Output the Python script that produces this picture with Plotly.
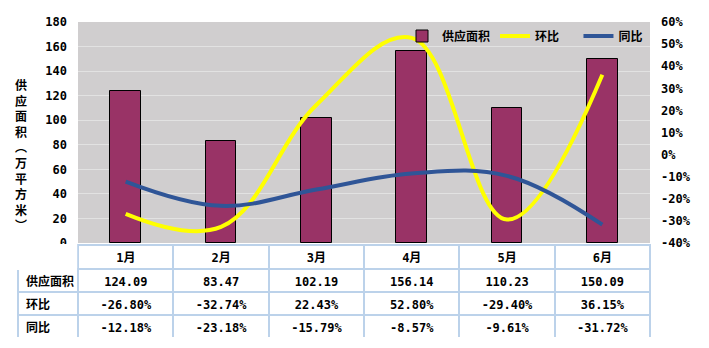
import plotly.graph_objects as go

months = ['1月', '2月', '3月', '4月', '5月', '6月']
supply = [124.09, 83.47, 102.19, 156.14, 110.23, 150.09]
huanbi = [-26.80, -32.74, 22.43, 52.80, -29.40, 36.15]
tongbi = [-12.18, -23.18, -15.79, -8.57, -9.61, -31.72]
row_labels = ['供应面积', '环比', '同比']
left_ticks = list(range(0, 181, 20))
right_ticks = list(range(-40, 61, 10))
right_labels = [f"{v}%" for v in right_ticks]

FONT = "DejaVu Sans Mono, Noto Sans CJK SC"
BG = '#D0CECF'
BORDER = '#BCD2EA'

W, H = 709, 348
ML, MR, MT, MB = 18, 59, 22, 7
pw = W - ML - MR
ph = H - MT - MB
def px_x(x):
    return (x - ML) / pw
def px_y(y):
    return min(1, max(0, 1 - (y - MT) / ph))

fig = go.Figure()
fig.add_trace(go.Bar(x=months, y=supply, name='供应面积', marker=dict(color='#993366', line=dict(color='black', width=1)),
                     width=0.32, xaxis='x', yaxis='y'))
fig.add_trace(go.Scatter(x=months, y=huanbi, name='环比&nbsp;&nbsp;', mode='lines', line=dict(color='#FFFF00', width=4, shape='spline', smoothing=1.1),
                         xaxis='x', yaxis='y2'))
fig.add_trace(go.Scatter(x=months, y=tongbi, name='同比', mode='lines', line=dict(color='#2F5597', width=4, shape='spline', smoothing=1.1),
                         xaxis='x', yaxis='y2'))

fmt_s = [f"{v:.2f}" for v in supply]
fmt_h = [f"{v:.2f}%" for v in huanbi]
fmt_t = [f"{v:.2f}%" for v in tongbi]
cols = [row_labels] + [[fmt_s[i], fmt_h[i], fmt_t[i]] for i in range(len(months))]
fig.add_trace(go.Table(
    domain=dict(x=[0, 1], y=[px_y(338), px_y(245)]),
    columnwidth=[60] + [95] * len(months),
    header=dict(values=[''] + months, fill_color='white', height=24,
                line=dict(color=['white'] + [BORDER] * len(months), width=2),
                align='center', font=dict(family=FONT, size=12, color='black', weight='bold')),
    cells=dict(values=cols, fill_color='white', height=23,
               line=dict(color=BORDER, width=2),
               align=['left'] + ['center'] * len(months),
               font=dict(family=FONT, size=12, color='black', weight='bold')),
))

xd0 = px_x(78)
xd1 = px_x(650)
yd0 = px_y(243)
fig.update_layout(
    width=W, height=H,
    margin=dict(l=ML, r=MR, t=MT, b=MB, autoexpand=False),
    paper_bgcolor='white', plot_bgcolor=BG,
    font=dict(family=FONT, size=12, color='black', weight='bold'),
    bargap=0,
    xaxis=dict(domain=[xd0, xd1], showticklabels=False, showgrid=False, zeroline=False, ticks='', automargin=False),
    yaxis=dict(domain=[yd0, 1], range=[0, 180], tickvals=left_ticks, showgrid=True, gridcolor='#E2E2E2', gridwidth=1,
               zeroline=False, ticks='', ticklabelstandoff=10, automargin=False,
               tickfont=dict(family=FONT, size=12, weight='bold')),
    yaxis2=dict(domain=[yd0, 1], range=[-40, 60], tickvals=right_ticks, ticktext=right_labels, overlaying='y', side='right',
                anchor='x', showgrid=False, zeroline=False, ticks='', ticklabelstandoff=10, automargin=False,
                tickfont=dict(family=FONT, size=12, weight='bold')),
    legend=dict(orientation='h', x=px_x(402), y=px_y(36), xanchor='left', yanchor='middle', bgcolor='rgba(0,0,0,0)',
                font=dict(family=FONT, size=12, weight='bold'), itemwidth=30, traceorder='normal'),
    showlegend=True,
)
fig.add_annotation(text='<br>'.join(list('供应面积︵万平方米︶')), xref='paper', yref='paper', x=px_x(21), y=px_y(155),
                   xanchor='center', yanchor='middle', showarrow=False, font=dict(family=FONT, size=12, weight='bold'))

fig.write_html("out.html")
########
Written instruction: Please transcribe the material above exactly as written. Leave the pictures out.

Solution:
Output the Python script that produces this picture with Plotly.
import plotly.graph_objects as go

months = ['1月', '2月', '3月', '4月', '5月', '6月']
supply = [124.09, 83.47, 102.19, 156.14, 110.23, 150.09]
huanbi = [-26.80, -32.74, 22.43, 52.80, -29.40, 36.15]
tongbi = [-12.18, -23.18, -15.79, -8.57, -9.61, -31.72]
row_labels = ['供应面积', '环比', '同比']
left_ticks = list(range(0, 181, 20))
right_ticks = list(range(-40, 61, 10))
right_labels = [f"{v}%" for v in right_ticks]

FONT = "DejaVu Sans Mono, Noto Sans CJK SC"
BG = '#D0CECF'
BORDER = '#BCD2EA'

W, H = 709, 348
ML, MR, MT, MB = 18, 59, 22, 7
pw = W - ML - MR
ph = H - MT - MB
def px_x(x):
    return (x - ML) / pw
def px_y(y):
    return min(1, max(0, 1 - (y - MT) / ph))

fig = go.Figure()
fig.add_trace(go.Bar(x=months, y=supply, name='供应面积', marker=dict(color='#993366', line=dict(color='black', width=1)),
                     width=0.32, xaxis='x', yaxis='y'))
fig.add_trace(go.Scatter(x=months, y=huanbi, name='环比&nbsp;&nbsp;', mode='lines', line=dict(color='#FFFF00', width=4, shape='spline', smoothing=1.1),
                         xaxis='x', yaxis='y2'))
fig.add_trace(go.Scatter(x=months, y=tongbi, name='同比', mode='lines', line=dict(color='#2F5597', width=4, shape='spline', smoothing=1.1),
                         xaxis='x', yaxis='y2'))

fmt_s = [f"{v:.2f}" for v in supply]
fmt_h = [f"{v:.2f}%" for v in huanbi]
fmt_t = [f"{v:.2f}%" for v in tongbi]
cols = [row_labels] + [[fmt_s[i], fmt_h[i], fmt_t[i]] for i in range(len(months))]
fig.add_trace(go.Table(
    domain=dict(x=[0, 1], y=[px_y(338), px_y(245)]),
    columnwidth=[60] + [95] * len(months),
    header=dict(values=[''] + months, fill_color='white', height=24,
                line=dict(color=['white'] + [BORDER] * len(months), width=2),
                align='center', font=dict(family=FONT, size=12, color='black', weight='bold')),
    cells=dict(values=cols, fill_color='white', height=23,
               line=dict(color=BORDER, width=2),
               align=['left'] + ['center'] * len(months),
               font=dict(family=FONT, size=12, color='black', weight='bold')),
))

xd0 = px_x(78)
xd1 = px_x(650)
yd0 = px_y(243)
fig.update_layout(
    width=W, height=H,
    margin=dict(l=ML, r=MR, t=MT, b=MB, autoexpand=False),
    paper_bgcolor='white', plot_bgcolor=BG,
    font=dict(family=FONT, size=12, color='black', weight='bold'),
    bargap=0,
    xaxis=dict(domain=[xd0, xd1], showticklabels=False, showgrid=False, zeroline=False, ticks='', automargin=False),
    yaxis=dict(domain=[yd0, 1], range=[0, 180], tickvals=left_ticks, showgrid=True, gridcolor='#E2E2E2', gridwidth=1,
               zeroline=False, ticks='', ticklabelstandoff=10, automargin=False,
               tickfont=dict(family=FONT, size=12, weight='bold')),
    yaxis2=dict(domain=[yd0, 1], range=[-40, 60], tickvals=right_ticks, ticktext=right_labels, overlaying='y', side='right',
                anchor='x', showgrid=False, zeroline=False, ticks='', ticklabelstandoff=10, automargin=False,
                tickfont=dict(family=FONT, size=12, weight='bold')),
    legend=dict(orientation='h', x=px_x(402), y=px_y(36), xanchor='left', yanchor='middle', bgcolor='rgba(0,0,0,0)',
                font=dict(family=FONT, size=12, weight='bold'), itemwidth=30, traceorder='normal'),
    showlegend=True,
)
fig.add_annotation(text='<br>'.join(list('供应面积︵万平方米︶')), xref='paper', yref='paper', x=px_x(21), y=px_y(155),
                   xanchor='center', yanchor='middle', showarrow=False, font=dict(family=FONT, size=12, weight='bold'))

fig.write_html("out.html")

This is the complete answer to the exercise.